WORK INSTRUCTIONS —
Repeat the records below exactly, leaving out every picture.

Source code of charts

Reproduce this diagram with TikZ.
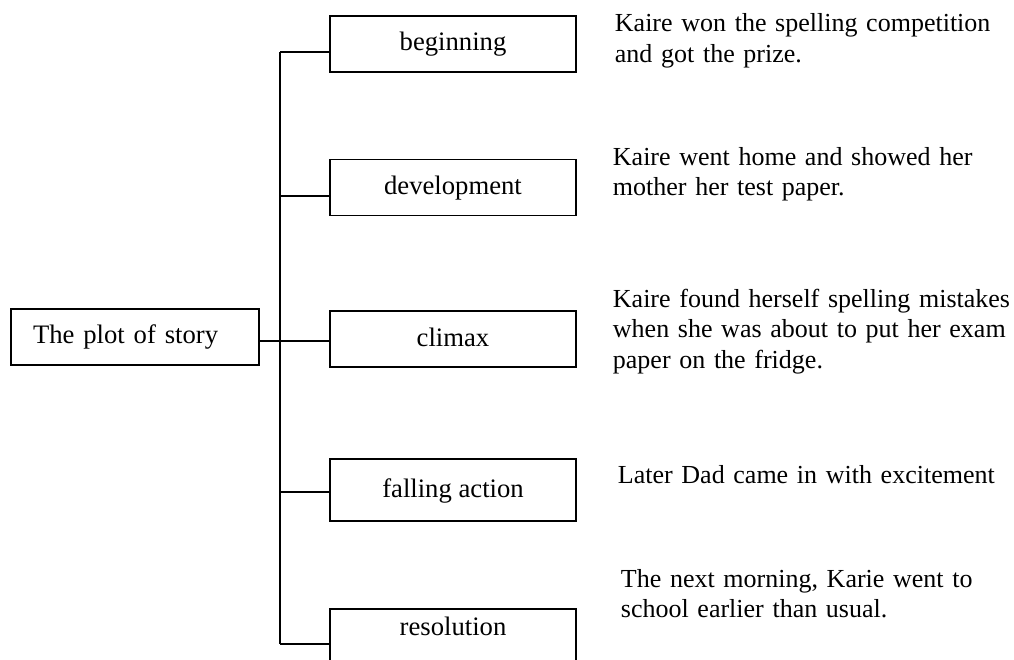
\documentclass[tikz,border=0pt]{standalone}
\usepackage{fontspec}
\setmainfont{Liberation Serif}

\begin{document}
\begin{tikzpicture}[x=0.75pt, y=-0.75pt, line width=1.4pt,
        stage/.style={draw, minimum width=184.5pt, minimum height=42pt, inner sep=0pt, text height=14.5pt, text depth=4pt, font=\fontsize{20}{23}\selectfont},
        event/.style={anchor=base west, inner sep=0pt, text width=310pt, align=left, font=\fontsize{19.5}{23}\selectfont}]
        \useasboundingbox (0,0) rectangle (1014,660);

        % Story box
        \node[draw, text width=153pt, inner xsep=16.5pt, inner ysep=0pt, minimum height=42pt, align=left, font=\fontsize{20}{23}\selectfont] (plot) at (135,337) {The plot of story};

        % Stages
        \node[stage] (beginning) at (453,44) {beginning};
        \node[stage] (development) at (453,187.5) {development};
        \node[stage] (climax) at (453,339) {climax};
        \node[stage, minimum height=46.5pt] (falling) at (453,490) {falling action};
        \node[stage, text depth=17.5pt] (resolution) at (453,637) {resolution};

        % Bus and branches
        \coordinate (j1) at (280,52);
        \coordinate (j2) at (280,196);
        \coordinate (j3) at (280,341);
        \coordinate (j4) at (280,492);
        \coordinate (j5) at (280,644);
        \draw (j1) -- (j5);
        \draw (j1) -- (j1 -| beginning.west);
        \draw (j2) -- (j2 -| development.west);
        \draw (plot.east |- j3) -- (j3 -| climax.west);
        \draw (j4) -- (j4 -| falling.west);
        \draw (j5) -- (j5 -| resolution.west);

        % Events
        \node[event] (e1) at (614,32) {Kaire won the spelling competition\\and got the prize.};
        \node[event] (e2) at (612,165) {Kaire went home and showed her\\mother her test paper.};
        \node[event] (e3) at (612,307) {Kaire found herself spelling mistakes\\when she was about to put her exam\\paper on the fridge.};
        \node[event] (e4) at (617,483) {Later Dad came in with excitement};
        \node[event] (e5) at (620,587) {The next morning, Karie went to\\school earlier than usual.};

    \end{tikzpicture}
\end{document}
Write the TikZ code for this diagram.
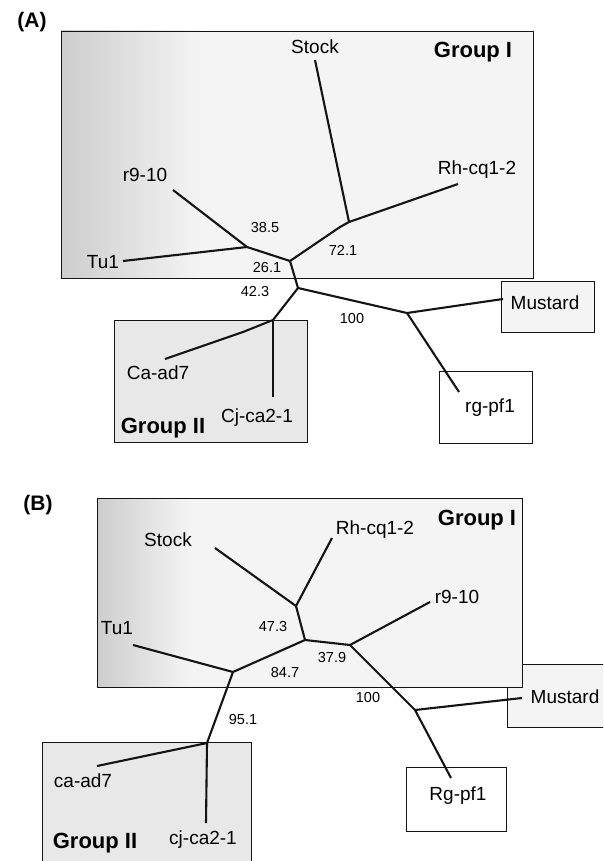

TASK SOLUTION —
Reproduce this diagram with TikZ.
\documentclass[tikz,border=0pt]{standalone}
\usepackage{fontspec}
\setmainfont{Liberation Serif}

\begin{document}
\begin{tikzpicture}[x=0.75pt, y=-0.75pt, line width=1.4pt,
        stage/.style={draw, minimum width=184.5pt, minimum height=42pt, inner sep=0pt, text height=14.5pt, text depth=4pt, font=\fontsize{20}{23}\selectfont},
        event/.style={anchor=base west, inner sep=0pt, text width=310pt, align=left, font=\fontsize{19.5}{23}\selectfont}]
        \useasboundingbox (0,0) rectangle (1014,660);

        % Story box
        \node[draw, text width=153pt, inner xsep=16.5pt, inner ysep=0pt, minimum height=42pt, align=left, font=\fontsize{20}{23}\selectfont] (plot) at (135,337) {The plot of story};

        % Stages
        \node[stage] (beginning) at (453,44) {beginning};
        \node[stage] (development) at (453,187.5) {development};
        \node[stage] (climax) at (453,339) {climax};
        \node[stage, minimum height=46.5pt] (falling) at (453,490) {falling action};
        \node[stage, text depth=17.5pt] (resolution) at (453,637) {resolution};

        % Bus and branches
        \coordinate (j1) at (280,52);
        \coordinate (j2) at (280,196);
        \coordinate (j3) at (280,341);
        \coordinate (j4) at (280,492);
        \coordinate (j5) at (280,644);
        \draw (j1) -- (j5);
        \draw (j1) -- (j1 -| beginning.west);
        \draw (j2) -- (j2 -| development.west);
        \draw (plot.east |- j3) -- (j3 -| climax.west);
        \draw (j4) -- (j4 -| falling.west);
        \draw (j5) -- (j5 -| resolution.west);

        % Events
        \node[event] (e1) at (614,32) {Kaire won the spelling competition\\and got the prize.};
        \node[event] (e2) at (612,165) {Kaire went home and showed her\\mother her test paper.};
        \node[event] (e3) at (612,307) {Kaire found herself spelling mistakes\\when she was about to put her exam\\paper on the fridge.};
        \node[event] (e4) at (617,483) {Later Dad came in with excitement};
        \node[event] (e5) at (620,587) {The next morning, Karie went to\\school earlier than usual.};

    \end{tikzpicture}
\end{document}
Write the TikZ code for this diagram.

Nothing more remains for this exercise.